§ WORK INSTRUCTIONS: Repeat exactly, and only, the lines from the one that contains "Write a web" to the one that contains "0.300, 0.300, 0.306, 0.309];", both ends included. Omit every picture.

(Part of a data file)
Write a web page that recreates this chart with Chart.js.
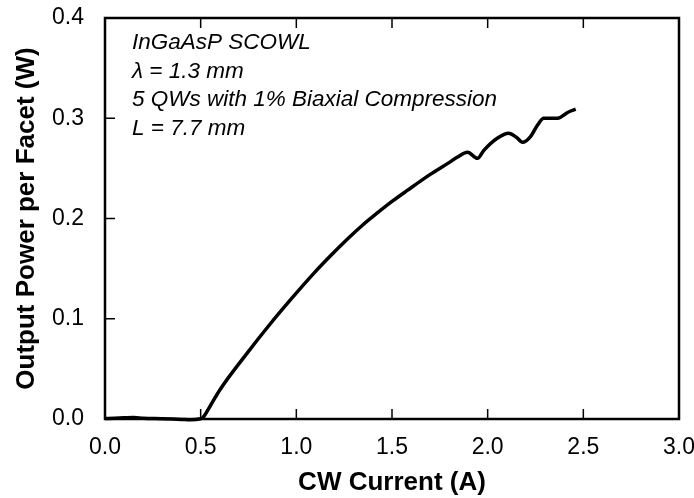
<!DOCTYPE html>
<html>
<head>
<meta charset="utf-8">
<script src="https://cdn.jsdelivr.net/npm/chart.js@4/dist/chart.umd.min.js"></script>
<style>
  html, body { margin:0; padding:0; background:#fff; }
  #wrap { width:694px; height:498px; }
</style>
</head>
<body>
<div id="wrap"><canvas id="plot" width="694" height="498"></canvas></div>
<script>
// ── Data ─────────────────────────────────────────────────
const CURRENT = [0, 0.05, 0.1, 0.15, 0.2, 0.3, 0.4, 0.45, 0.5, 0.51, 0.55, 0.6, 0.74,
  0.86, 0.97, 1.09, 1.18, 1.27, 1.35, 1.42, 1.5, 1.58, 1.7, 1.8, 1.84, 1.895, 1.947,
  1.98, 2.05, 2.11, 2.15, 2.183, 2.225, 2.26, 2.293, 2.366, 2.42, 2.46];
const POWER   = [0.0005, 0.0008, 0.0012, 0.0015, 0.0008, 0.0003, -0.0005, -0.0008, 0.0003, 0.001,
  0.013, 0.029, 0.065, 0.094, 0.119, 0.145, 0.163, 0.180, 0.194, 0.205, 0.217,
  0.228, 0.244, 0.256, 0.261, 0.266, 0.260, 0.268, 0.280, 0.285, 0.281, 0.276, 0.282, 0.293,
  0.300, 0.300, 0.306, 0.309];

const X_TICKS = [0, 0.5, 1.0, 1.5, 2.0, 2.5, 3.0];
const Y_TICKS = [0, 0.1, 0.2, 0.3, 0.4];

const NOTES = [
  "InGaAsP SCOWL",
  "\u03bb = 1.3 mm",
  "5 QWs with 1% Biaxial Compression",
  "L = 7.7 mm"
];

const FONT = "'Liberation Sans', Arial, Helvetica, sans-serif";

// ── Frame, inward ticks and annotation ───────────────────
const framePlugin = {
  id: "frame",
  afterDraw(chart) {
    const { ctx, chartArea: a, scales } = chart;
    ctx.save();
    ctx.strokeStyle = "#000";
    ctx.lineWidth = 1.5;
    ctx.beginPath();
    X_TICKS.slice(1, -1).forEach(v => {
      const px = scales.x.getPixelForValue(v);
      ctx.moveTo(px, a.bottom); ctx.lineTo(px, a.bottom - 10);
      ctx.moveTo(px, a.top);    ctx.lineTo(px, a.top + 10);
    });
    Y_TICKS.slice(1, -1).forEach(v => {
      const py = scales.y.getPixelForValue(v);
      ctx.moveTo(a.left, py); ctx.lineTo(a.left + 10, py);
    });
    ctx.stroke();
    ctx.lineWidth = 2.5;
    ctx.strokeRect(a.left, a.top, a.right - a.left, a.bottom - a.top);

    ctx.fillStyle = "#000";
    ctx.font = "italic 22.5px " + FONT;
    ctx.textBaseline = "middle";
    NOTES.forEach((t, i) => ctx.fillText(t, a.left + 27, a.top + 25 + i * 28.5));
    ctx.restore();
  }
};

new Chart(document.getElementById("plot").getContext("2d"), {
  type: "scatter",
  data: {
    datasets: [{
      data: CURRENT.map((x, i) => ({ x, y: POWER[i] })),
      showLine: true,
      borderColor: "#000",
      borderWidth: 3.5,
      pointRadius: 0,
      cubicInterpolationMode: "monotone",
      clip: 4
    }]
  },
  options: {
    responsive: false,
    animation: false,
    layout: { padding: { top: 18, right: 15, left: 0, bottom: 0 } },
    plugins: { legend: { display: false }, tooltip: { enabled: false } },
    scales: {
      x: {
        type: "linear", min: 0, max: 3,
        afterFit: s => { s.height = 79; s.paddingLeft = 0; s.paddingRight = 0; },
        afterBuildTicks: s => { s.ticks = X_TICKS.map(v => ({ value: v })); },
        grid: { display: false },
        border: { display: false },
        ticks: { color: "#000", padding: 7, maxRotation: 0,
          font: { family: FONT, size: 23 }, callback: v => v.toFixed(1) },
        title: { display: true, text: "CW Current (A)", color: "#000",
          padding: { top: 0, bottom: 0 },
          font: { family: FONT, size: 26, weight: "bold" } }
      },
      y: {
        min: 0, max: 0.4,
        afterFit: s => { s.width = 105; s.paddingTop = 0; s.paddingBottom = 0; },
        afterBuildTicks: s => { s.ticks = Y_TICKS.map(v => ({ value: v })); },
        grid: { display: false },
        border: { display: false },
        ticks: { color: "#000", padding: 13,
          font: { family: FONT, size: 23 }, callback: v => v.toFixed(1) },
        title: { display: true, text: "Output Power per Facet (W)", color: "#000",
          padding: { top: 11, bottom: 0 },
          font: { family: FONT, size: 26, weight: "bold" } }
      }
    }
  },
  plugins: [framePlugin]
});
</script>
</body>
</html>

---

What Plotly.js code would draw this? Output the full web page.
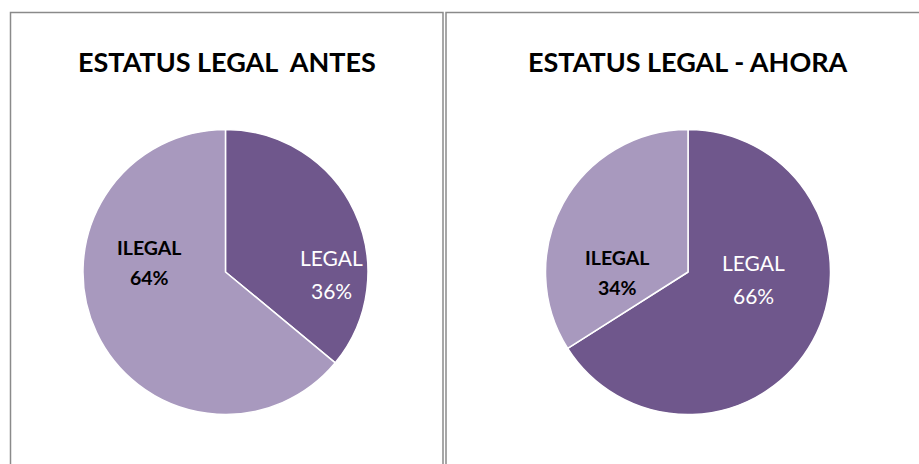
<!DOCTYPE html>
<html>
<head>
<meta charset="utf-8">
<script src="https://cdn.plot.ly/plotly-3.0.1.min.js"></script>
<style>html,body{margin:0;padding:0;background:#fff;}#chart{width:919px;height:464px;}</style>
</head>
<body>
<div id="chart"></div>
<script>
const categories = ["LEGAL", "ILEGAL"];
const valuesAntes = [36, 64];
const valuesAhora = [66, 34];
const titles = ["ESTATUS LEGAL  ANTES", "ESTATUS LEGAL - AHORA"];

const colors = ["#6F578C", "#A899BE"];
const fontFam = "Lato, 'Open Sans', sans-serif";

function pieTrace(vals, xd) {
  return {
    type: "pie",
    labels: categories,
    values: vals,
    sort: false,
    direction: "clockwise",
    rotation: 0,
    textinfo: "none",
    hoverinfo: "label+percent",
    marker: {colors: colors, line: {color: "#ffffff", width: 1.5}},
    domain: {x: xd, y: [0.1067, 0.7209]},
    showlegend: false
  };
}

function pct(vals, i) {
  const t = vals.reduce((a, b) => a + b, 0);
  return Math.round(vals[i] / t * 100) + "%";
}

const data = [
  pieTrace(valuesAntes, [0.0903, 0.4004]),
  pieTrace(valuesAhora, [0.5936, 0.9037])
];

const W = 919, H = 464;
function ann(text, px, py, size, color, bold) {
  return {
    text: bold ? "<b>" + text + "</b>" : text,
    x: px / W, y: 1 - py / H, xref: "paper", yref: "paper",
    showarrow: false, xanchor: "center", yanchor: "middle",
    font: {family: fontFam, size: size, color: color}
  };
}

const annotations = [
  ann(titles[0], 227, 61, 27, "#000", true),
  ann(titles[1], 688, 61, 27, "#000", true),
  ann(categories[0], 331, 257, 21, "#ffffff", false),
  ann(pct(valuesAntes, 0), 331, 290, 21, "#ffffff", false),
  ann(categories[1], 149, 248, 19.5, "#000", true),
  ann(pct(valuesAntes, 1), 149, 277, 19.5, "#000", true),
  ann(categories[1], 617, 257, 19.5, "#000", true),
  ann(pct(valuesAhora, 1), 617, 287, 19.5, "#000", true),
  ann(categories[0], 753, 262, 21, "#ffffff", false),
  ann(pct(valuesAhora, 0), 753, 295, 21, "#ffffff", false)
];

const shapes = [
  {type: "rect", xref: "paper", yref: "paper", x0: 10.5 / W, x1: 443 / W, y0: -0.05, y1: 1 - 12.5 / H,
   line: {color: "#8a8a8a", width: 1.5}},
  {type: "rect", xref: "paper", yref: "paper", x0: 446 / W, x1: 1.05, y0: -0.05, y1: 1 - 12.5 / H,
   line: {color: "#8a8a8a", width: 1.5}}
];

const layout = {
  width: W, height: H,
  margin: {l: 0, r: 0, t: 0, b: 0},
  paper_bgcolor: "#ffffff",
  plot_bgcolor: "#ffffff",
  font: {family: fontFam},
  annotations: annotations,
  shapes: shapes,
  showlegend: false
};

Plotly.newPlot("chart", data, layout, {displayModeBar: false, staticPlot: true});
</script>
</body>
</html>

§ THE RESULT:
Write a web page that recreates this chart with Chart.js.
<!DOCTYPE html>
<html>
<head>
<meta charset="utf-8">
<script src="https://cdn.jsdelivr.net/npm/chart.js@4/dist/chart.umd.min.js"></script>
<style>
  html, body { margin:0; padding:0; background:#fff; }
  #wrap { width:694px; height:498px; }
</style>
</head>
<body>
<div id="wrap"><canvas id="plot" width="694" height="498"></canvas></div>
<script>
// ── Data ─────────────────────────────────────────────────
const CURRENT = [0, 0.05, 0.1, 0.15, 0.2, 0.3, 0.4, 0.45, 0.5, 0.51, 0.55, 0.6, 0.74,
  0.86, 0.97, 1.09, 1.18, 1.27, 1.35, 1.42, 1.5, 1.58, 1.7, 1.8, 1.84, 1.895, 1.947,
  1.98, 2.05, 2.11, 2.15, 2.183, 2.225, 2.26, 2.293, 2.366, 2.42, 2.46];
const POWER   = [0.0005, 0.0008, 0.0012, 0.0015, 0.0008, 0.0003, -0.0005, -0.0008, 0.0003, 0.001,
  0.013, 0.029, 0.065, 0.094, 0.119, 0.145, 0.163, 0.180, 0.194, 0.205, 0.217,
  0.228, 0.244, 0.256, 0.261, 0.266, 0.260, 0.268, 0.280, 0.285, 0.281, 0.276, 0.282, 0.293,
  0.300, 0.300, 0.306, 0.309];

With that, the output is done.